== STATED TASK ==
Starting with the first line of the listing, quote each line exactly until and including the one with "err_601 = [0.046, 0.045, 0.043, 0.046, 0.048, 0.054, 0.066]", leaving pictures out.

- - - -

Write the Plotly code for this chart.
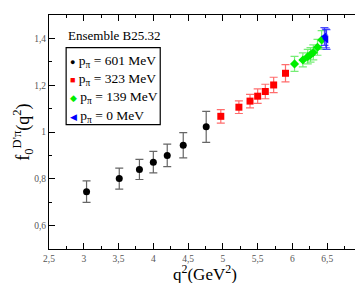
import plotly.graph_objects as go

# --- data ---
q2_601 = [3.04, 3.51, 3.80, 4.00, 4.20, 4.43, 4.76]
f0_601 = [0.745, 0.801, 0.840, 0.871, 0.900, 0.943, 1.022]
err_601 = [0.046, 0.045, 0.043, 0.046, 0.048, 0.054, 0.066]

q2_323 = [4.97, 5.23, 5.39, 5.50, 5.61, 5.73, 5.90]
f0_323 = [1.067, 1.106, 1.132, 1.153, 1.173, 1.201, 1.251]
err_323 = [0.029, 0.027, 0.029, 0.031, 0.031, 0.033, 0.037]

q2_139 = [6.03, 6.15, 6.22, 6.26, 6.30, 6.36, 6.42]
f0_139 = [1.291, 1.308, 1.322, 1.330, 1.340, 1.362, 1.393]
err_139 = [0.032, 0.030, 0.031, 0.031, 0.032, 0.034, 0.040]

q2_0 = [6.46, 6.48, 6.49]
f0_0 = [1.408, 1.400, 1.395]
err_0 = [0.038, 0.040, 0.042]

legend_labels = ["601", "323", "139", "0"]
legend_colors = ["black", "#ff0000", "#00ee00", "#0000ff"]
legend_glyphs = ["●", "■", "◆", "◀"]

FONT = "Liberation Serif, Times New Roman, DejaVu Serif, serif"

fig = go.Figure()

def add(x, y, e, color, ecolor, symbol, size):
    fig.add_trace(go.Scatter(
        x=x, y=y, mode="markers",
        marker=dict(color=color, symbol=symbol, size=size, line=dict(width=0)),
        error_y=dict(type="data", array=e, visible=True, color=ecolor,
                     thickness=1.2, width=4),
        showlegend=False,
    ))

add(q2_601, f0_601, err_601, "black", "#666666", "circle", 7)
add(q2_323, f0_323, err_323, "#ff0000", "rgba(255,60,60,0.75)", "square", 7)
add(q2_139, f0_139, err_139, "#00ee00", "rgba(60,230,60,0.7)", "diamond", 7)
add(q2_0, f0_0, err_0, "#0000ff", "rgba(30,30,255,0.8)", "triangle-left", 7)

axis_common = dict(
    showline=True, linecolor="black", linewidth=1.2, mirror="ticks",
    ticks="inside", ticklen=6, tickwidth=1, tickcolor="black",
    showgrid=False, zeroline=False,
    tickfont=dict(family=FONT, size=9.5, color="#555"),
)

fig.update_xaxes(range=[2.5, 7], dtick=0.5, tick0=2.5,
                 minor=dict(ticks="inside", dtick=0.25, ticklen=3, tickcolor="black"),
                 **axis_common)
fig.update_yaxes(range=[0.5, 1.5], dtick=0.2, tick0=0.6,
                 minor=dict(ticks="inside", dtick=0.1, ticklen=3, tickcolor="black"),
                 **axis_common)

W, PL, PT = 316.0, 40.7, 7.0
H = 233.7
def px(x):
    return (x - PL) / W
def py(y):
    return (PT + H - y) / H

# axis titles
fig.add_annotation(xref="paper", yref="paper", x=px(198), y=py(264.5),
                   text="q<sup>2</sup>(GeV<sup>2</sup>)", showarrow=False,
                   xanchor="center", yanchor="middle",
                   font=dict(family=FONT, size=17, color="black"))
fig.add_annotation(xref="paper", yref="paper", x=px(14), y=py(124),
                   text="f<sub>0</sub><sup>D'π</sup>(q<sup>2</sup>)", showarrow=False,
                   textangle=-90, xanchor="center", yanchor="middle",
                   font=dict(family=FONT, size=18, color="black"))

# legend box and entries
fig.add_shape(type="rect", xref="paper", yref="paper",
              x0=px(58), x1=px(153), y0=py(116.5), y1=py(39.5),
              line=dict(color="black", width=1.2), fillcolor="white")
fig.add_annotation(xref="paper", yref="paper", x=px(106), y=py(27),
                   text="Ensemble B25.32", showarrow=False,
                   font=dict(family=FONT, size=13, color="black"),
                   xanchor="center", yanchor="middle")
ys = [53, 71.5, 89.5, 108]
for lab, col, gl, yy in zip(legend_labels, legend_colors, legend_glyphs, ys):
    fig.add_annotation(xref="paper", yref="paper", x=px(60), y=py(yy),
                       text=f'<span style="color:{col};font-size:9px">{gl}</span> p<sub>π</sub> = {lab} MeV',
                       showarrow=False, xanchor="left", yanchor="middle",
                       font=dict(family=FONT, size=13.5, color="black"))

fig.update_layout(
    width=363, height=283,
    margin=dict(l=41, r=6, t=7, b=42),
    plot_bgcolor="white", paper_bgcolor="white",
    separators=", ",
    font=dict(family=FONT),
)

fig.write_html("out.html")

- - - -

== THE RESPONSE ==
Write the Plotly code for this chart.
import plotly.graph_objects as go

# --- data ---
q2_601 = [3.04, 3.51, 3.80, 4.00, 4.20, 4.43, 4.76]
f0_601 = [0.745, 0.801, 0.840, 0.871, 0.900, 0.943, 1.022]
err_601 = [0.046, 0.045, 0.043, 0.046, 0.048, 0.054, 0.066]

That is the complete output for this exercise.